Example of scalar replacement:

// Original code
void compute() {
    Rectangle rect = new Rectangle(10, 20, 100, 200);
    int area = rect.width * rect.height;
}

// After scalar replacement (in SSA form):
void compute() {
    rect_width₁ = 100
    rect_height₁ = 200
    area₁ = rect_width₁ * rect_height₁
}

Algorithmic Aspects of SSA

Dominance and Dominance Frontiers Calculation

The concept of dominance frontiers is used for correct insertion of Φ-functions. Node A dominates node B if every path from the entry to B passes through A. The dominance frontier of node A is the set of nodes where A does not dominate directly but dominates an immediate predecessor.

The dominance frontier calculation algorithm proposed by Keith Cooper et al. efficiently determines the insertion points for Φ-functions.

Minimal and Pruned SSA

To reduce the number of Φ-functions, variants of SSA are used:

Minimal SSA — inserts only necessary Φ-functions
Pruned SSA — considers variable liveness, excluding Φ-functions for dead variables
Semi-pruned SSA — excludes Φ-functions for variables that are not live upon entry to a basic block

Practical Application in Compilers

Compilers with SSA Support

LLVM — uses SSA for all scalar values until the register allocation phase
GCC — applies SSA in the GIMPLE intermediate representation
HotSpot JVM — uses SSA in its JIT compiler
V8 JavaScript Engine — implements SSA in the Crankshaft compiler

Example of Optimizations in LLVM

LLVM uses SSA form to represent the program until the register allocation phase. This enables aggressive optimizations such as:

Escape Analysis to determine the possibility of stack allocation
Scalar replacement of objects
Synchronization removal for objects accessible to only one thread

Extensions of SSA Form

Static Single Use Form

In this form, variables are renamed at each use, which is useful for lazy evaluation analysis.
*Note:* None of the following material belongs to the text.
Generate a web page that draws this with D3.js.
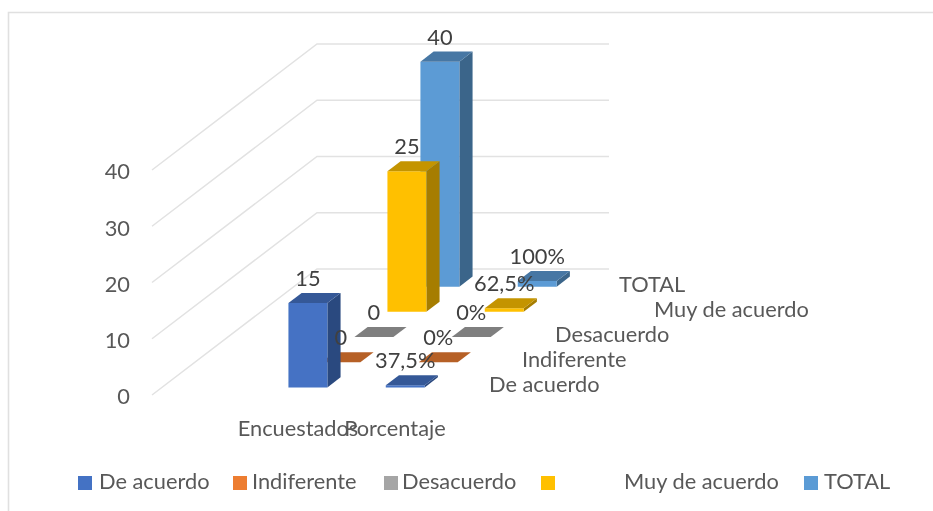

Static Single Information Form

Variables are renamed upon assignment and at post-dominance frontiers, providing more precise information about values.

Extensions for Specific Capabilities

SSA modifications allow modeling high-level programming language constructs (arrays, objects, pointer aliases) and low-level architectural features (speculative execution, predication).

Conclusion

Static Single Assignment form is a powerful tool for compiler optimization. Its ability to explicitly represent data flows significantly simplifies program analysis and the execution of optimizations, including escape analysis, stack allocation, and scalar replacement. The development of SSA and related technologies continues to be an active area of research in compiler construction, contributing to the creation of more efficient and performant programming systems.

The interaction of SSA form with modern optimization techniques demonstrates how fundamental concepts of compiler theory find practical application in real systems, providing significant performance gains while maintaining the semantic correctness of programs.